You need to DPS some in instance, but be sure to hold back; the other classes would be jealous if you used your rank 13 abilities and went and outnuked them, and that’s not the shaman way. Be sure to employ Frost Shock religiously, except on Bosses, when Earth Shock should be used.
GARWAAGGH! YOU WARRIOR! YOU SMASH!
Be sure to carry a two-hander. And let the Paladin or Druid tank, they always love a chance to show off. You’re DPS specced anyhow; and if you’re not, you should be.
Your job is to melt faces. Druids and on occasion Paladins may be able to approach your damage, but they don’t have nearly the style of a Shadow Priest, and so should be taking over healing. And if there’s no Druid or Paladin around, be sure to put an extra something into your shadow damage so that your Vampiric Embrace does the work.
Druids have three specs, each with a distinct style of play: The Feral spec, in which the druid remains in catform until somebody needs healing, in which case it’s prudent to switch to bear and immediately pull the mob they are tanking off of them. They should get the hint and begin to bandage you. Never start a fight tanking anything, or express any intent to to your team; it would upset your Warriors and Paladins.
The Balance spec remains in caster form and attempts to crit as large as possible. Crits well in excess of 1000 damage have been recorded from skilled druids; and you should aspire to make said crits as often as possible, in each and every instance you run.
The Restoration spec should sit in the corner or bop things with his staff until the healer runs out of mana, in which case he should take command, and innervate the Priest or Paladin so that the healing can recommence. Don’t main heal, your heals are heathen and nature-based and therefore a crime against the Light. Sure, your party might think that it’s a good idea, but they’ll think different when their burning in the fires of Hell’s grim torment. (Hell is domain of the opposite entity to the Light, referred to as The Darkness. You heard it here first).

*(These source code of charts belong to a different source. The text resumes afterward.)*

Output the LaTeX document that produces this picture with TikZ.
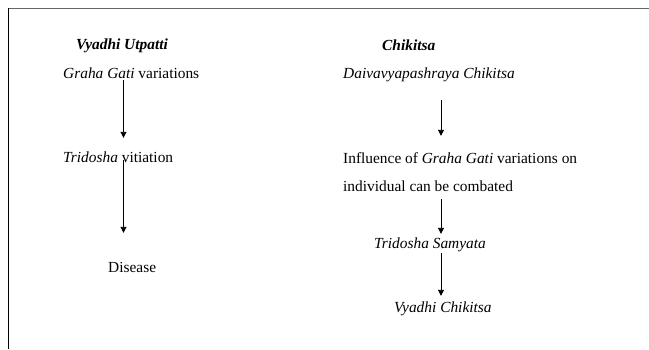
\documentclass[tikz,border=0pt]{standalone}
\usepackage{fontspec}
\setmainfont{Liberation Serif}
\usetikzlibrary{arrows.meta}
\begin{document}
\begin{tikzpicture}[x=1pt,y=-1pt,
  lbl/.style={anchor=west,inner sep=0pt,font=\fontsize{15.4}{17}\selectfont,
              text height=9pt,text depth=3pt},
  hdr/.style={lbl,font=\fontsize{15.4}{17}\selectfont\bfseries\itshape},
  arr/.style={draw=black,line width=0.9pt,-{Triangle[length=6pt,width=6pt]}}]
\useasboundingbox (0,0) rectangle (649,349);
% frame: grey top rule, black left rule
\draw[gray!80!black,line width=1.3pt] (8,8.5) -- (649,8.5);
\draw[black,line width=1.2pt] (8.5,8) -- (8.5,349);

% left column
\node[hdr] (vu) at (76,46) {Vyadhi Utpatti};
\node[lbl] (gg) at (63,75.5) {\textit{Graha Gati} variations};
\node[lbl] (tv) at (63,159) {\textit{Tridosha} vitiation};
\node[lbl] (ds) at (108,269) {Disease};
\coordinate (ca) at (123.5,0);
\draw[arr] ([yshift=1.5pt]gg.south -| ca) -- ([yshift=15pt]tv.north -| ca);
\draw[arr] ([yshift=5pt]tv.south -| ca) -- ([yshift=30pt]ds.north -| ca);

% right column
\node[hdr] (ck) at (382,47) {Chikitsa};
\node[lbl] (dc) at (343,75.5) {\textit{Daivavyapashraya Chikitsa}};
\node[lbl] (in1) at (343,160) {Influence of \textit{Graha Gati} variations on};
\node[lbl] (in2) at (343,188) {individual can be combated};
\node[lbl] (ts) at (374,245) {\textit{Tridosha Samyata}};
\node[lbl] (vc) at (394,309.5) {\textit{Vyadhi Chikitsa}};
\coordinate (cb) at (441,0);
\draw[arr] ([yshift=-18.5pt]dc.south -| cb) -- ([yshift=18pt]in1.north -| cb);
\draw[arr] ([yshift=-5pt]in2.south -| cb) -- ([yshift=5pt]ts.north -| cb);
\draw[arr] ([yshift=-2pt]ts.south -| cb) -- ([yshift=7.5pt]vc.north -| cb);
\end{tikzpicture}
\end{document}
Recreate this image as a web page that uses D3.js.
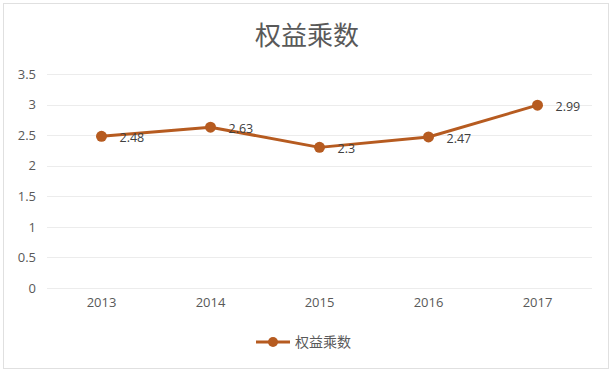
<!DOCTYPE html>
<html><head><meta charset="utf-8">
<script src="https://cdn.jsdelivr.net/npm/d3@7"></script>
<style>body{margin:0;background:#fff;}svg{display:block;font-family:"Noto Sans CJK SC","Open Sans",sans-serif;}</style>
</head><body>
<script>
const categories = ["2013","2014","2015","2016","2017"];
const values = [2.48, 2.63, 2.3, 2.47, 2.99];
const yTicks = [0, 0.5, 1, 1.5, 2, 2.5, 3, 3.5];
const seriesName = "权益乘数";
const title = "权益乘数";

const W = 615, H = 374;
const color = "#b65b20";
const svg = d3.select("body").append("svg").attr("width", W).attr("height", H);
svg.append("rect").attr("x",3.5).attr("y",3.5).attr("width",605).attr("height",365)
  .attr("fill","#fff").attr("stroke","#e0e0e0");

const x = d3.scaleBand().domain(categories).range([47, 592]);
const y = d3.scaleLinear().domain([0, 3.5]).range([288, 74]);

svg.append("text").attr("x", 307).attr("y", 45).attr("text-anchor","middle")
  .attr("font-size", 26).attr("fill","#595959").text(title);

const g = svg.append("g");
g.selectAll("line.grid").data(yTicks).join("line")
  .attr("x1", 47).attr("x2", 592)
  .attr("y1", d => Math.round(y(d))+0.5).attr("y2", d => Math.round(y(d))+0.5)
  .attr("stroke", "#ececec").attr("stroke-width", 1);

const yAxis = d3.axisLeft(y).tickValues(yTicks).tickSize(0).tickPadding(0).tickFormat(d => d);
const ya = svg.append("g").attr("transform","translate(36,0)").call(yAxis);
ya.select(".domain").remove();
ya.selectAll("text").attr("font-size",13).attr("fill","#595959").attr("font-family","'Open Sans',sans-serif");

const xAxis = d3.axisBottom(x).tickSize(0).tickPadding(0);
const xa = svg.append("g").attr("transform","translate(0,298)").call(xAxis);
xa.select(".domain").remove();
xa.selectAll("text").attr("font-size",13).attr("fill","#595959").attr("font-family","'Open Sans',sans-serif");

const cx = d => x(d) + x.bandwidth()/2;
const line = d3.line().x((d,i) => cx(categories[i])).y(d => y(d));
svg.append("path").datum(values).attr("d", line).attr("fill","none")
  .attr("stroke", color).attr("stroke-width", 3).attr("stroke-linejoin","round");
svg.selectAll("circle.pt").data(values).join("circle")
  .attr("cx",(d,i)=>cx(categories[i])).attr("cy", d=>y(d)).attr("r",5.5).attr("fill",color);
svg.selectAll("text.lbl").data(values).join("text")
  .attr("x",(d,i)=>cx(categories[i])+18).attr("y", d=>y(d)+6)
  .attr("font-size",12.5).attr("fill","#404040").attr("font-family","'Open Sans',sans-serif")
  .text(d=>d);

const lg = svg.append("g");
lg.append("line").attr("x1",256).attr("x2",290).attr("y1",342).attr("y2",342).attr("stroke",color).attr("stroke-width",3);
lg.append("circle").attr("cx",273).attr("cy",342).attr("r",5).attr("fill",color);
lg.append("text").attr("x",295).attr("y",347).attr("font-size",14).attr("fill","#595959").text(seriesName);
</script>
</body></html>
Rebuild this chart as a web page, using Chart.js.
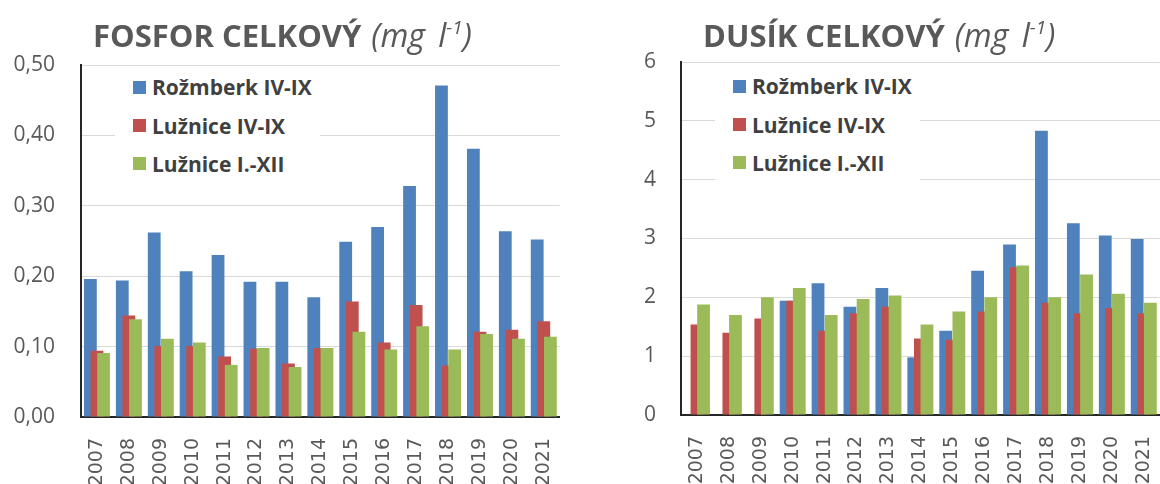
<!DOCTYPE html>
<html>
<head>
<meta charset="utf-8">
<script src="https://cdn.jsdelivr.net/npm/chart.js@4.4.1/dist/chart.umd.min.js"></script>
<style>
  html, body { margin: 0; padding: 0; background: #fff; }
  #page { position: relative; width: 1160px; height: 484px; overflow: hidden; }
  .panel { position: absolute; top: 0; height: 484px; }
  .panel canvas { position: absolute; left: 0; top: 0; }
  .title { position: absolute; top: 17px; white-space: nowrap; font-family: 'Open Sans'; font-size: 31px; line-height: 36px; color: #595959; }
  .title b { font-weight: 700; }
  .title i { font-weight: 400; font-size: 32px; margin-left: 10px; word-spacing: 5px; }
  .title sup { font-size: 19px; vertical-align: 13px; line-height: 0; }
  .legend { position: absolute; background: #fff; padding-left: 18px; width: 187px; padding-bottom: 6px; }
  .legend .item { display: flex; align-items: center; height: 38.4px; font: 700 21px 'Open Sans'; color: #404040; white-space: nowrap; }
  .legend .box { width: 13px; height: 13px; margin-right: 6px; flex: none; }
</style>
</head>
<body>
<div id="page">
  <div class="panel" style="left:0;width:580px">
    <canvas id="fosforChart" width="580" height="484"></canvas>
    <div class="title" style="left:93px"><b>FOSFOR CELKOVÝ</b><i>(mg l<sup>-1</sup>)</i></div>
    <div class="legend" id="fosforLegend" style="left:115px;top:68px"></div>
  </div>
  <div class="panel" style="left:580px;width:600px">
    <canvas id="dusikChart" width="600" height="484"></canvas>
    <div class="title" style="left:123px"><b>DUSÍK CELKOVÝ</b><i>(mg l<sup>-1</sup>)</i></div>
    <div class="legend" id="dusikLegend" style="left:135px;top:67px"></div>
  </div>
</div>
<script>
// categories and series
const years = ['2007', '2008', '2009', '2010', '2011', '2012', '2013', '2014', '2015', '2016', '2017', '2018', '2019', '2020', '2021'];
const seriesNames = ['Rožmberk IV-IX', 'Lužnice IV-IX', 'Lužnice I.-XII'];
const seriesColors = ['#4F81BD', '#C0504D', '#9BBB59'];

// total phosphorus (mg/l)
const fosforRozmberk = [0.196, 0.194, 0.262, 0.207, 0.230, 0.192, 0.192, 0.170, 0.249, 0.270, 0.328, 0.471, 0.381, 0.264, 0.252];
const fosforLuznice = [0.094, 0.144, 0.101, 0.101, 0.086, 0.097, 0.076, 0.098, 0.164, 0.106, 0.159, 0.073, 0.121, 0.124, 0.136];
const fosforLuzniceRok = [0.091, 0.139, 0.111, 0.106, 0.074, 0.098, 0.071, 0.098, 0.121, 0.096, 0.129, 0.096, 0.118, 0.111, 0.114];
const fosforTicks = ['0,00', '0,10', '0,20', '0,30', '0,40', '0,50'];

// total nitrogen (mg/l)
const dusikRozmberk = [null, null, null, 1.94, 2.24, 1.84, 2.16, 0.98, 1.43, 2.45, 2.90, 4.83, 3.26, 3.05, 2.99];
const dusikLuznice = [1.54, 1.40, 1.64, 1.94, 1.43, 1.73, 1.84, 1.30, 1.28, 1.76, 2.51, 1.91, 1.73, 1.82, 1.73];
const dusikLuzniceRok = [1.88, 1.70, 2.00, 2.16, 1.70, 1.97, 2.03, 1.54, 1.76, 2.00, 2.54, 2.00, 2.39, 2.06, 1.91];
const dusikTicks = ['0', '1', '2', '3', '4', '5', '6'];

// draw datasets first to last so the right-hand bar lies on top
const drawInOrder = {
    id: 'drawInOrder',
    beforeDatasetsDraw(chart) {
        chart.data.datasets.forEach((ds, i) => {
            const meta = chart.getDatasetMeta(i);
            if (meta.visible) meta.controller.draw();
        });
        return false;
    }
};

function buildLegend(id) {
    const el = document.getElementById(id);
    seriesNames.forEach((name, i) => {
        const row = document.createElement('div');
        row.className = 'item';
        const box = document.createElement('span');
        box.className = 'box';
        box.style.background = seriesColors[i];
        row.appendChild(box);
        row.appendChild(document.createTextNode(name));
        el.appendChild(row);
    });
}

function buildChart(id, values, tickLabels, yMax, yStep, geo) {
    return new Chart(document.getElementById(id), {
        type: 'bar',
        data: {
            labels: years,
            datasets: seriesNames.map((name, i) => ({
                label: name,
                data: values[i],
                backgroundColor: seriesColors[i],
                borderWidth: 0
            }))
        },
        options: {
            responsive: false,
            animation: false,
            layout: { padding: { top: geo.top, right: geo.right, left: 0, bottom: 0 } },
            datasets: { bar: { categoryPercentage: 0.62, barPercentage: 1.94 } },
            plugins: { legend: { display: false }, tooltip: { enabled: false } },
            scales: {
                x: {
                    grid: { display: false },
                    border: { color: '#262626', width: 2 },
                    ticks: {
                        minRotation: 90, maxRotation: 90,
                        color: '#595959',
                        font: { family: 'DejaVu Sans', size: 19 },
                        padding: 13
                    },
                    afterFit: s => { s.height = geo.xHeight; }
                },
                y: {
                    min: 0, max: yMax,
                    grid: { color: '#d9d9d9', drawTicks: false },
                    border: { color: '#262626', width: 2 },
                    ticks: {
                        stepSize: yStep,
                        padding: geo.tickPad,
                        color: '#595959',
                        font: { family: 'Open Sans', size: 21 },
                        callback: (v, i) => tickLabels[i]
                    },
                    afterFit: s => { s.width = geo.yWidth; }
                }
            }
        },
        plugins: [drawInOrder]
    });
}

buildLegend('fosforLegend');
buildLegend('dusikLegend');

buildChart('fosforChart', [fosforRozmberk, fosforLuznice, fosforLuzniceRok], fosforTicks, 0.5, 0.1,
    { top: 65, right: 12, xHeight: 67, yWidth: 81, tickPad: 26 });
buildChart('dusikChart', [dusikRozmberk, dusikLuznice, dusikLuzniceRok], dusikTicks, 6, 1,
    { top: 62, right: 13, xHeight: 69, yWidth: 101, tickPad: 25 });
</script>
</body>
</html>
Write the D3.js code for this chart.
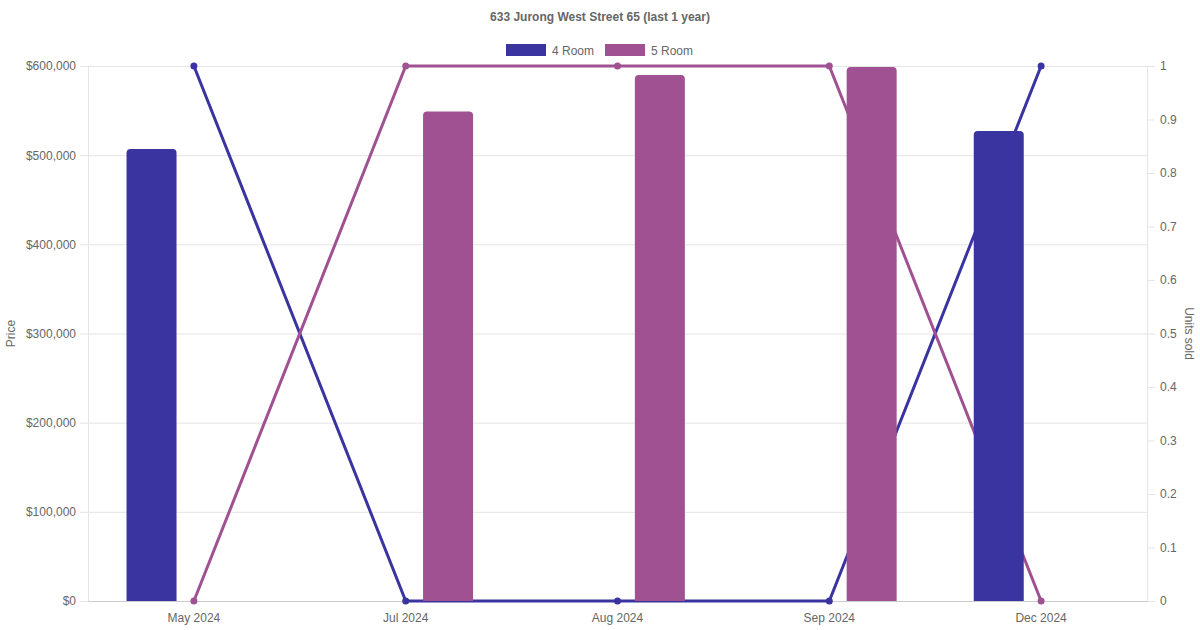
<!DOCTYPE html>
<html><head><meta charset="utf-8">
<script src="https://cdn.jsdelivr.net/npm/d3@7"></script>
<style>body{margin:0;background:#fff}svg{display:block;font-family:"Liberation Sans",Arial,sans-serif}</style>
</head><body><svg id="c" width="1200" height="630"></svg>
<script>
const title = "633 Jurong West Street 65 (last 1 year)";
const categories = ["May 2024","Jul 2024","Aug 2024","Sep 2024","Dec 2024"];
const seriesNames = ["4 Room","5 Room"];
const colors = ["#3a34a0","#a05192"];
const price4 = [507000, null, null, null, 527000];
const price5 = [null, 549000, 590000, 599000, null];
const units4 = [1, 0, 0, 0, 1];
const units5 = [0, 1, 1, 1, 0];
const priceTicks = [0,100000,200000,300000,400000,500000,600000];
const unitTicks = [0,0.1,0.2,0.3,0.4,0.5,0.6,0.7,0.8,0.9,1];

const svg = d3.select("#c");
const L=88,R=1147,T=66,B=601;
const x = d3.scaleBand().domain(categories).range([L,R]);
const slot = d3.scaleBand().domain(seriesNames).range([0,x.bandwidth()]).paddingInner(0).paddingOuter(0.25);
const yL = d3.scaleLinear().domain([0,600000]).range([B,T]);
const yR = d3.scaleLinear().domain([0,1]).range([B,T]);
const grid="#e5e5e5", txt="#666";

// grid + left axis
const gl = svg.append("g").attr("transform",`translate(${L},0)`)
  .call(d3.axisLeft(yL).tickValues(priceTicks).tickSize(8).tickSizeOuter(0).tickPadding(4).tickFormat(d=>"$"+d3.format(",")(d)));
gl.select(".domain").attr("stroke",grid);
gl.selectAll(".tick line").attr("stroke",grid).attr("x2",R-L);
gl.selectAll(".tick line").attr("x1",-8);
gl.selectAll("text").attr("fill",txt).attr("font-size",12);

const gr = svg.append("g").attr("transform",`translate(${R},0)`)
  .call(d3.axisRight(yR).tickValues(unitTicks).tickSize(8).tickSizeOuter(0).tickPadding(5).tickFormat(d=>d3.format("")(d)));
gr.select(".domain").attr("stroke",grid);
gr.selectAll(".tick line").attr("stroke",grid);
gr.selectAll("text").attr("fill",txt).attr("font-size",12);

const gx = svg.append("g").attr("transform",`translate(0,${B})`)
  .call(d3.axisBottom(x).tickSize(0).tickPadding(12));
gx.select(".domain").attr("stroke","#ccc");
gx.selectAll("text").attr("fill",txt).attr("font-size",12);

// axis titles
svg.append("text").attr("transform",`translate(15,${(T+B)/2}) rotate(-90)`).attr("text-anchor","middle")
  .attr("fill",txt).attr("font-size",12).text("Price");
svg.append("text").attr("transform",`translate(1185,${(T+B)/2}) rotate(90)`).attr("text-anchor","middle")
  .attr("fill",txt).attr("font-size",12).text("Units sold");

// lines
const units=[units4,units5];
units.forEach((u,i)=>{
  const line=d3.line().x((d,j)=>x(categories[j])+x.bandwidth()/2).y(d=>yR(d));
  svg.append("path").datum(u).attr("d",line).attr("fill","none").attr("stroke",colors[i]).attr("stroke-width",3);
  svg.selectAll(null).data(u).enter().append("circle")
    .attr("cx",(d,j)=>x(categories[j])+x.bandwidth()/2).attr("cy",d=>yR(d)).attr("r",3.5).attr("fill",colors[i]);
});

// bars
const bw=50, rr=4;
function barPath(x0,y0,w,h){
  return `M${x0},${y0+h}V${y0+rr}Q${x0},${y0} ${x0+rr},${y0}H${x0+w-rr}Q${x0+w},${y0} ${x0+w},${y0+rr}V${y0+h}Z`;
}
[price4,price5].forEach((p,i)=>{
  p.forEach((v,j)=>{
    if(v==null) return;
    const cx = x(categories[j])+slot(seriesNames[i])+slot.bandwidth()/2;
    const y0=yL(v);
    svg.append("path").attr("d",barPath(cx-bw/2,y0,bw,B-y0)).attr("fill",colors[i]);
  });
});

// title
svg.append("text").attr("x",600).attr("y",21).attr("text-anchor","middle").attr("font-weight","bold")
  .attr("font-size",12).attr("fill",txt).text(title);

// legend
const lg=[{x:506},{x:605}];
seriesNames.forEach((n,i)=>{
  svg.append("rect").attr("x",lg[i].x).attr("y",44).attr("width",40).attr("height",12).attr("fill",colors[i]);
  svg.append("text").attr("x",lg[i].x+46).attr("y",54.5).attr("font-size",12).attr("fill",txt).text(n);
});
</script></body></html>
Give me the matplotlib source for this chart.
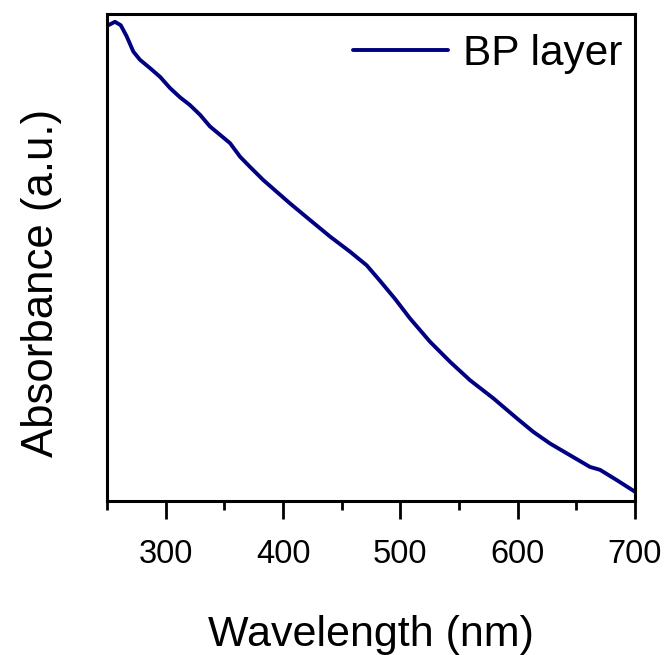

You are the scout. It is your job to stealth as far ahead in the instance as possible while the rest of your party is fighting. If you are detected, it’s no concern; simply activate sprint and evasion and race back to your party, who will be able to keep the enemies busy while you kill them one-by-one.
Remember, your damage makes or breaks the dungeon; you should never be attacking the mob that everyone else is, since your combo points may be wasted. Instead, pick a mob and solo it, preferably the hardest-hitting one. It may seem dangerous in your leather armor, but think how much damage is avoided each and every time you dodge.
Your job in instances is to apply DoTs on every mob in sight, thereby speeding the process of killing them, and countering any annoyingly slow crowd control. After all, the only decent crowd control in the game is fear, as you can still do damage through it, as such, it is your duty when you are finished applying ticking deathbombs to each of your enemies, to pick one, fear it, and then spam shadowbolts and/or searing pain on it until you die.
Be sure to Life Tap whenever your mana drops below 80%; it can be very distressing for your party to see a Warlock at less than this amount of mana. It is also only courteous; after all, your Rogues and Warriors have no mana at all, and it’s your job to be ready directly as the last mob in your current pull dies, so as not to hold the group up. If you find yourself fighting two or more mobs, be sure to use Hellfire, the most damaging spell in your arsenal. This spell is so powerful that it can sustain high DPS even if no mobs are nearby, and so should be used whenever possible.